**WHAT THE TASK ASKS:**
Nothing but the lines from the line with "Recreate this image" to the line with "plt.rcParams['font.family'] = ['Roboto', 'DejaVu", both included, is to be repeated, and those exactly. Leave out the pictures.
=== PROVIDED RECORDS ===
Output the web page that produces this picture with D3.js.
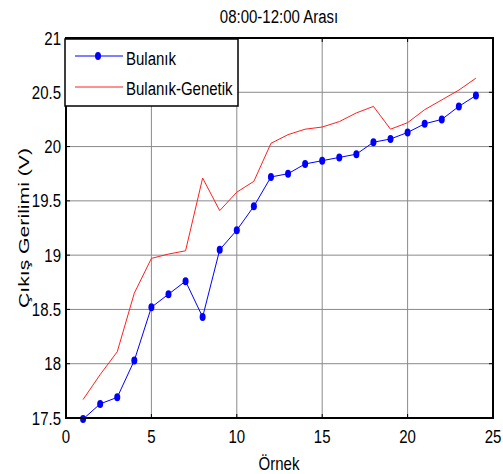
<!DOCTYPE html>
<html>
<head>
<meta charset="utf-8">
<script src="https://cdn.jsdelivr.net/npm/d3@7"></script>
<style>
  body { margin: 0; background: #fff; }
  text { font-family: "Liberation Sans", Arial, sans-serif; fill: #000; }
</style>
</head>
<body>
<div id="chart"></div>
<script>
// sample numbers 1..24
var samples = d3.range(1, 25);
var bulanik = [17.49, 17.63, 17.69, 18.03, 18.52, 18.64, 18.76, 18.43, 19.05, 19.23, 19.45, 19.72,
               19.75, 19.84, 19.87, 19.90, 19.93, 20.04, 20.07, 20.13, 20.21, 20.25, 20.37, 20.47];
var bulanikGenetik = [17.67, 17.90, 18.11, 18.65, 18.97, 19.01, 19.04, 19.71, 19.41, 19.58, 19.68, 20.03,
                      20.11, 20.16, 20.18, 20.23, 20.31, 20.37, 20.16, 20.22, 20.34, 20.43, 20.52, 20.63];
var xTicks = [0, 5, 10, 15, 20, 25];
var yTicks = [17.5, 18, 18.5, 19, 19.5, 20, 20.5, 21];
var seriesNames = ["Bulanık", "Bulanık-Genetik"];

var width = 503, height = 474;
// plot box (window.top is reserved, so prefixed names)
var pLeft = 66, pRight = 493, pTop = 38, pBottom = 418;
var stretch = 1.27;

var x = d3.scaleLinear().domain([0, 25]).range([pLeft, pRight]);
var y = d3.scaleLinear().domain([17.5, 21]).range([pBottom, pTop]);

var svg = d3.select("#chart").
  append("svg").
  attr("width", width).
  attr("height", height);

// text drawn a bit taller than wide, like the original export
function label(tx, ty, str, anchor) {
  return svg.append("text").
    attr("transform", "translate(" + tx + "," + ty + ") scale(1," + stretch + ")").
    attr("text-anchor", anchor).
    style("font-size", "15px").
    text(str);
}

// grid
svg.selectAll("line.gx").
  data(xTicks.slice(1, -1)).
  enter().append("line").
  attr("x1", function(d) { return x(d); }).
  attr("x2", function(d) { return x(d); }).
  attr("y1", pTop).attr("y2", pBottom).
  attr("stroke", "#8a8a8a").attr("stroke-width", 1);

svg.selectAll("line.gy").
  data(yTicks.slice(1, -1)).
  enter().append("line").
  attr("y1", function(d) { return y(d); }).
  attr("y2", function(d) { return y(d); }).
  attr("x1", pLeft).attr("x2", pRight).
  attr("stroke", "#8a8a8a").attr("stroke-width", 1);

// inward ticks on all four sides
var tl = 4;
xTicks.forEach(function(d) {
  svg.append("line").attr("x1", x(d)).attr("x2", x(d)).attr("y1", pBottom).attr("y2", pBottom - tl).attr("stroke", "#000");
  svg.append("line").attr("x1", x(d)).attr("x2", x(d)).attr("y1", pTop).attr("y2", pTop + tl).attr("stroke", "#000");
});
yTicks.forEach(function(d) {
  svg.append("line").attr("y1", y(d)).attr("y2", y(d)).attr("x1", pLeft).attr("x2", pLeft + tl).attr("stroke", "#000");
  svg.append("line").attr("y1", y(d)).attr("y2", y(d)).attr("x1", pRight).attr("x2", pRight - tl).attr("stroke", "#000");
});

// series
var line = d3.line().
  x(function(d) { return x(d[0]); }).
  y(function(d) { return y(d[1]); });

svg.append("path").
  datum(d3.zip(samples, bulanikGenetik)).
  attr("d", line).
  attr("fill", "none").
  attr("stroke", "#ff2020").
  attr("stroke-width", 1);

svg.append("path").
  datum(d3.zip(samples, bulanik)).
  attr("d", line).
  attr("fill", "none").
  attr("stroke", "#0000ff").
  attr("stroke-width", 1);

svg.selectAll("ellipse.pt").
  data(d3.zip(samples, bulanik)).
  enter().append("ellipse").
  attr("cx", function(d) { return x(d[0]); }).
  attr("cy", function(d) { return y(d[1]); }).
  attr("rx", 3).attr("ry", 4).
  attr("fill", "#0000ff");

// axes box
svg.append("rect").
  attr("x", pLeft).attr("y", pTop).
  attr("width", pRight - pLeft).attr("height", pBottom - pTop).
  attr("fill", "none").attr("stroke", "#000").attr("stroke-width", 2);

// tick labels
xTicks.forEach(function(d) { label(x(d), 443, d, "middle"); });
yTicks.forEach(function(d) { label(61, y(d) + 6.5, d, "end"); });

// titles
label(279, 22.5, "08:00-12:00 Arası", "middle");
label(279, 470, "Örnek", "middle");

svg.append("text").
  attr("transform", "translate(29," + ((pTop + pBottom) / 2) + ") rotate(-90)").
  attr("text-anchor", "middle").
  attr("textLength", 160).
  attr("lengthAdjust", "spacingAndGlyphs").
  style("font-size", "15px").
  text("Çıkış Gerilimi (V)");

// legend
var lg = { x: 65, y: 39, w: 173, h: 67 };
svg.append("rect").
  attr("x", lg.x).attr("y", lg.y).
  attr("width", lg.w).attr("height", lg.h).
  attr("fill", "#fff").attr("stroke", "#000").attr("stroke-width", 1.5);

svg.append("line").attr("x1", 75).attr("x2", 123).attr("y1", 56).attr("y2", 56).attr("stroke", "#0000ff");
svg.append("ellipse").attr("cx", 98).attr("cy", 56).attr("rx", 3).attr("ry", 4).attr("fill", "#0000ff");
svg.append("line").attr("x1", 75).attr("x2", 123).attr("y1", 87).attr("y2", 87).attr("stroke", "#ff2020");

label(126, 65, seriesNames[0], "start");
label(126, 95, seriesNames[1], "start");
</script>
</body>
</html>
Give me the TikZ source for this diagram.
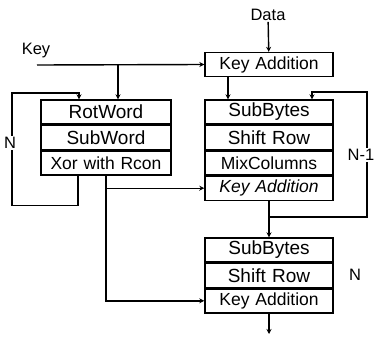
\documentclass[tikz,border=0pt]{standalone}
\usepackage{fontspec}
\setmainfont{Liberation Sans}
\usepackage{tikz}
\usetikzlibrary{positioning,arrows.meta}
\tikzset{
  row/.style={draw=black, line width=1.4pt, align=center, minimum height=24pt, text width=#1, inner sep=0pt, font=\fontsize{19}{20}\selectfont},
  row/.default={128pt},
  smallrow/.style={row=#1, font=\fontsize{17.5}{18}\selectfont},
  smallrow/.default={128pt},
  arrow/.style={-{Stealth[length=5pt,width=5pt]}, line width=1.4pt, draw=black},
  lbl/.style={font=\fontsize{16.5}{17}\selectfont, inner sep=1pt},
  looplbl/.style={lbl, fill=white, inner sep=1.5pt}
}
\begin{document}
\begin{tikzpicture}[x=1pt, y=-1pt, node distance=0pt]
  \useasboundingbox (0,0) rectangle (377,337);
  % inputs
  \node[lbl] (data) at (268,15) {Data};
  \node[lbl] (key) at (36,51) {Key};
  \node[smallrow] (ka0) at (269,64.5) {Key Addition};
  % key schedule
  \node[row=130pt] (rot) at (106,112) {RotWord};
  \node[row=130pt, below=of rot] (subw) {SubWord};
  \node[smallrow=130pt, below=of subw] (xor) {Xor with Rcon};
  % rounds
  \node[row] (sb1) at (269,112) {SubBytes};
  \node[row, below=of sb1] (sr1) {Shift Row};
  \node[smallrow, below=of sr1] (mc1) {MixColumns};
  \node[smallrow, below=of mc1, font=\fontsize{17.5}{18}\selectfont\itshape] (ka1) {Key Addition};
  % final round
  \node[row] (sb2) at (269,250) {SubBytes};
  \node[row, below=of sb2] (sr2) {Shift Row};
  \node[smallrow, below=of sr2] (ka2) {Key Addition};
  \coordinate (keyin) at (37,65);
  \coordinate (kbr) at (118,65);
  \coordinate (out) at (269,334);
  % connectors
  \draw[arrow] (data) -- (ka0);
  \draw[arrow] (keyin) -- (ka0.west);
  \draw[arrow] (kbr) -- (kbr |- rot.north);
  \draw[arrow] ([xshift=-41pt]ka0.south) -- ([xshift=-41pt]sb1.north);
  \draw[arrow] ([xshift=-28pt]xor.south) -- ++(0,30) -| (12,93) -| ([xshift=-27pt]rot.north);
  \node[looplbl] at (10,143) {N};
  \draw[arrow] (ka1.south) -- (sb2.north);
  \draw[arrow] (ka1.south) ++(0,16) -| (367,92) -| ([xshift=43pt]sb1.north);
  \node[looplbl] at (361,155) {N-1};
  \draw[arrow] (xor.south) |- (ka1.west);
  \draw[arrow] (xor.south) |- (ka2.west);
  \draw[arrow] (ka2.south) -- (out);
  \node[lbl] at (355,275) {N};
\end{tikzpicture}
\end{document}
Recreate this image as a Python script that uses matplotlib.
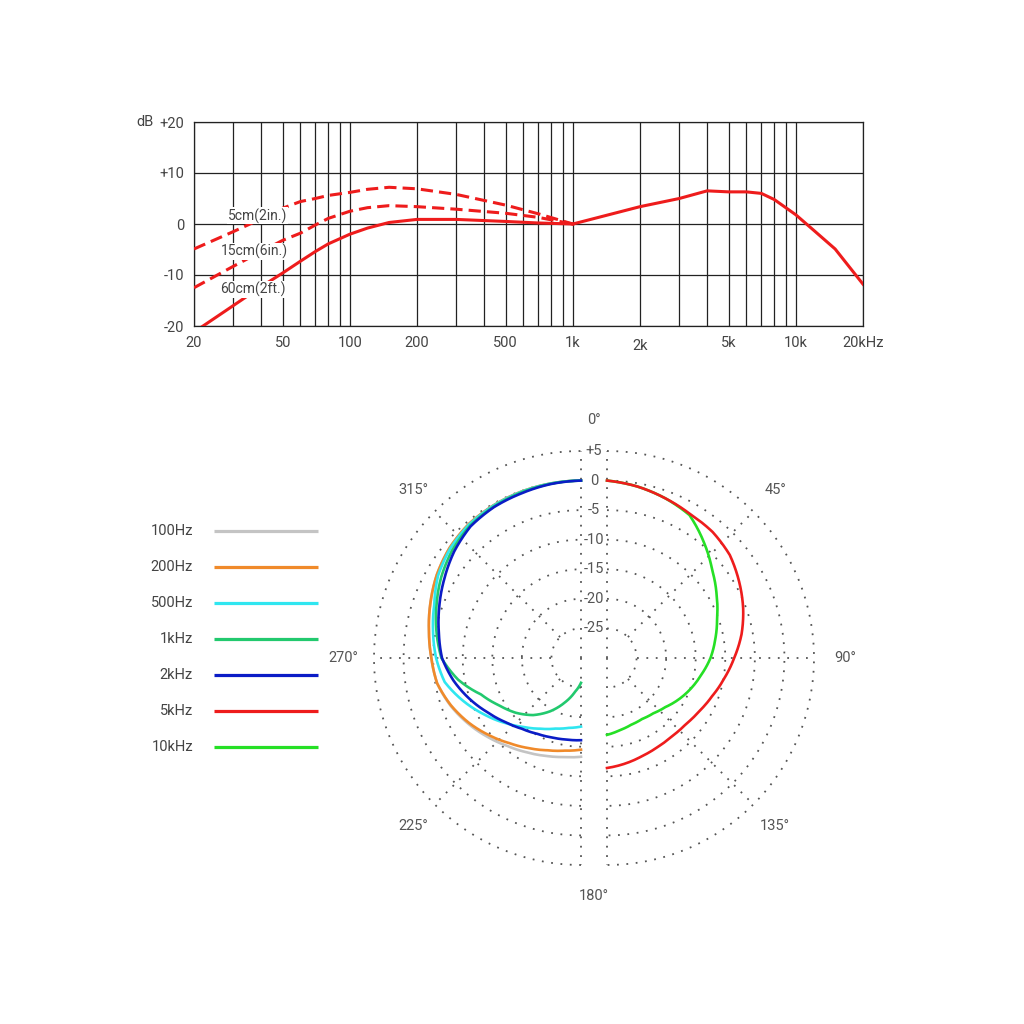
import numpy as np
import matplotlib
matplotlib.use("Agg")
import matplotlib.pyplot as plt
import matplotlib.transforms as mtrans

plt.rcParams['font.family'] = ['Roboto', 'DejaVu Sans']

# ---- frequency response (dB vs Hz) ----
freq_low = [20, 30, 40, 50, 60, 70, 80, 100, 120, 150, 200, 300, 500, 700, 1000]
db_5cm = [-4.9, -1.5, 1.0, 3.1, 4.4, 5.0, 5.6, 6.2, 6.8, 7.2, 6.9, 5.8, 3.7, 2.0, 0.0]
db_15cm = [-12.5, -8.3, -5.4, -3.2, -1.8, -0.2, 1.1, 2.5, 3.2, 3.6, 3.4, 2.9, 2.1, 1.3, 0.0]
db_60cm = [-21.2, -16.0, -12.3, -9.6, -7.3, -5.4, -3.9, -2.0, -0.8, 0.3, 0.9, 0.9, 0.5, 0.2, 0.0]
freq_high = [1000, 2000, 3000, 4000, 5000, 6000, 7000, 8000, 10000, 12000, 15000, 20000]
db_high = [0.0, 3.4, 5.0, 6.5, 6.3, 6.3, 6.0, 4.8, 1.8, -1.2, -4.9, -11.8]

dist_labels = ['5cm(2in.)', '15cm(6in.)', '60cm(2ft.)']
dist_label_pos = [(38.7, 1.6), (37.5, -5.3), (36.8, -12.9)]

xtick_vals = [20, 50, 100, 200, 500, 1000, 2000, 5000, 10000, 20000]
xtick_text = ['20', '50', '100', '200', '500', '1k', '2k', '5k', '10k', '20kHz']
ytick_vals = [-20, -10, 0, 10, 20]
ytick_text = ['-20', '-10', '0', '+10', '+20']

# ---- polar pattern (dB vs angle off axis, 0..180 deg) ----
angles = list(range(0, 181, 10))
db_100hz = [0, -0.05, -0.12, -0.25, -0.45, -1.0, -1.85, -2.9, -3.9, -4.7,
            -5.3, -6.5, -7.9, -9.3, -10.6, -11.6, -12.4, -13.0, -13.3]
db_200hz = [0, -0.05, -0.12, -0.25, -0.45, -1.0, -1.85, -2.9, -3.9, -4.7,
            -5.3, -6.6, -8.1, -9.7, -11.2, -12.4, -13.4, -14.1, -14.5]
db_500hz = [0, -0.05, -0.15, -0.3, -0.55, -1.15, -2.1, -3.6, -4.6, -5.5,
            -6.6, -8.8, -11.0, -13.0, -14.8, -16.2, -17.3, -18.0, -18.4]
db_1khz = [0, -0.1, -0.25, -0.45, -0.8, -1.6, -2.7, -4.0, -5.2, -6.4,
           -8.9, -12.0, -14.0, -15.6, -17.4, -19.6, -22.0, -24.2, -25.8]
db_2khz = [0, -0.15, -0.4, -0.55, -0.95, -2.0, -3.3, -4.5, -5.6, -6.5,
           -8.1, -9.9, -11.7, -13.2, -14.4, -15.2, -15.7, -16.0, -16.1]
db_5khz = [0, -0.55, -1.25, -1.9, -2.2, -2.9, -4.2, -5.5, -6.9, -8.5,
           -9.9, -11.1, -12.0, -12.6, -12.8, -12.7, -12.4, -11.9, -11.4]
db_10khz = [0, -0.55, -1.25, -2.1, -4.5, -6.8, -8.6, -10.2, -11.4, -12.5,
            -13.8, -14.9, -16.0, -17.1, -17.8, -18.1, -18.0, -17.6, -17.0]

left_names = ['100Hz', '200Hz', '500Hz', '1kHz', '2kHz']
left_data = [db_100hz, db_200hz, db_500hz, db_1khz, db_2khz]
right_names = ['5kHz', '10kHz']
right_data = [db_5khz, db_10khz]
colors = {'100Hz': '#c4c4c4', '200Hz': '#f08a2a', '500Hz': '#2fe6f0', '1kHz': '#22c96e',
          '2kHz': '#0b1cc6', '5kHz': '#ee1c1c', '10kHz': '#25e025'}
legend_order = ['100Hz', '200Hz', '500Hz', '1kHz', '2kHz', '5kHz', '10kHz']
ring_db = [-25, -20, -15, -10, -5, 0, 5]
ring_text = ['-25', '-20', '-15', '-10', '-5', '0', '+5']

RED = '#ee1c1c'
TXT = '#444444'
W = 1024.0

fig = plt.figure(figsize=(10.24, 10.24), dpi=100)

# ================= top: frequency response =================
ax = fig.add_axes([194 / W, 1 - 326 / W, 669 / W, 204 / W])
ax.set_xscale('log')
ax.set_xlim(20, 20000)
ax.set_ylim(-20, 20)

ax.plot(freq_low, db_60cm, color=RED, lw=2.2, zorder=3)
ax.plot(freq_low, db_15cm, color=RED, lw=2.2, dashes=(4, 2), zorder=3)
ax.plot(freq_low, db_5cm, color=RED, lw=2.2, dashes=(4, 2), zorder=3)
ax.plot(freq_high, db_high, color=RED, lw=2.2, zorder=3)

for txt, (fx, fy) in zip(dist_labels, dist_label_pos):
    ax.text(fx, fy, txt, ha='center', va='center', fontsize=10, color=TXT, zorder=5,
            bbox=dict(facecolor='white', edgecolor='none', pad=0.6))

grid_freqs = [m * 10 ** e for e in (1, 2, 3) for m in range(1, 10) if m * 10 ** e > 20]
grid_freqs += [10000]
ax.set_xticks(grid_freqs, minor=True)
ax.set_xticklabels([], minor=True)
ax.set_xticks(xtick_vals, xtick_text)
ax.set_yticks(ytick_vals, ytick_text)
ax.grid(True, which='both', axis='x', color='#222222', lw=0.9)
ax.grid(True, which='major', axis='y', color='#222222', lw=0.9)
ax.tick_params(which='both', length=0, labelsize=10.5, labelcolor=TXT)
ax.tick_params(axis='x', pad=7.5)
ax.tick_params(axis='y', pad=7)
for s in ax.spines.values():
    s.set_color('#222222')
    s.set_linewidth(0.9)
ax.annotate('dB', xy=(0, 20), xycoords=('axes fraction', 'data'), xytext=(-29, 0),
            textcoords='offset points', ha='right', va='center', fontsize=10.5, color=TXT)

# the "2k" label sits a little lower in the original
lbl_2k = ax.xaxis.get_major_ticks()[xtick_text.index('2k')].label1
lbl_2k.set_transform(lbl_2k.get_transform()
                     + mtrans.ScaledTranslation(0, -3 / 100, fig.dpi_scale_trans))

# ================= bottom: polar pattern =================
def polar_ax(center_px):
    r_px = 207
    pax = fig.add_axes([(center_px - r_px) / W, 1 - (658 + r_px) / W, 2 * r_px / W, 2 * r_px / W],
                       projection='polar')
    pax.set_theta_zero_location('N')
    pax.set_theta_direction(-1)
    pax.set_rlim(-30, 5)
    pax.axis('off')
    return pax


dot = dict(color='#555555', lw=1.3, linestyle=(0, (1, 4.2)), clip_on=False, zorder=1)

axl = polar_ax(581)
axr = polar_ax(607)
axm = polar_ax(594)

for pax, t0, spokes in ((axl, np.pi, (225, 270, 315)), (axr, 0.0, (45, 90, 135))):
    arc = np.linspace(t0, t0 + np.pi, 181)
    for r in ring_db:
        pax.plot(arc, np.full_like(arc, r), **dot)
    for s in spokes:
        pax.plot([np.radians(s)] * 2, [-25, 5], **dot)
    pax.plot([0, 0], [-30, 5], **dot)
    pax.plot([np.pi, np.pi], [-30, 5], **dot)


def curve(pax, theta, vals, color):
    ln, = pax.plot(theta, vals, color=color, lw=1.9, zorder=3, clip_on=False,
                   solid_joinstyle='round')
    # follow the polar grid between samples instead of drawing straight chords
    ln.get_path()._interpolation_steps = 10
    return ln


th = np.radians(angles)
for name, vals in zip(left_names, left_data):
    curve(axl, 2 * np.pi - th, vals, colors[name])
for name, vals in zip(right_names[::-1], right_data[::-1]):
    curve(axr, th, vals, colors[name])

lab = dict(ha='center', va='center', fontsize=10.5, color='#555555')
for deg in (225, 270, 315):
    axl.text(np.radians(deg), 10.2, f'{deg}°', **lab)
for deg in (45, 90, 135):
    axr.text(np.radians(deg), 10.2, f'{deg}°', **lab)
for deg in (0, 180):
    axm.text(np.radians(deg), 10.3, f'{deg}°', **lab)
for r, t in zip(ring_db, ring_text):
    axm.text(0, r, t, **lab)

# ================= legend =================
lax = fig.add_axes([140 / W, 1 - 765 / W, 190 / W, 252 / W])
lax.set_xlim(0, 190)
lax.set_ylim(6.5, -0.5)
lax.axis('off')
for i, name in enumerate(legend_order):
    lax.plot([74, 178], [i, i], color=colors[name], lw=2.3, solid_capstyle='butt')
    lax.text(53, i, name, ha='right', va='center', fontsize=10.5, color=TXT)

fig.savefig('out.png', dpi=100, facecolor='white')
===
**SOLUTION FOR THIS TASK:**
Recreate this image as a Python script that uses matplotlib.
import numpy as np
import matplotlib
matplotlib.use("Agg")
import matplotlib.pyplot as plt
import matplotlib.transforms as mtrans

plt.rcParams['font.family'] = ['Roboto', 'DejaVu Sans']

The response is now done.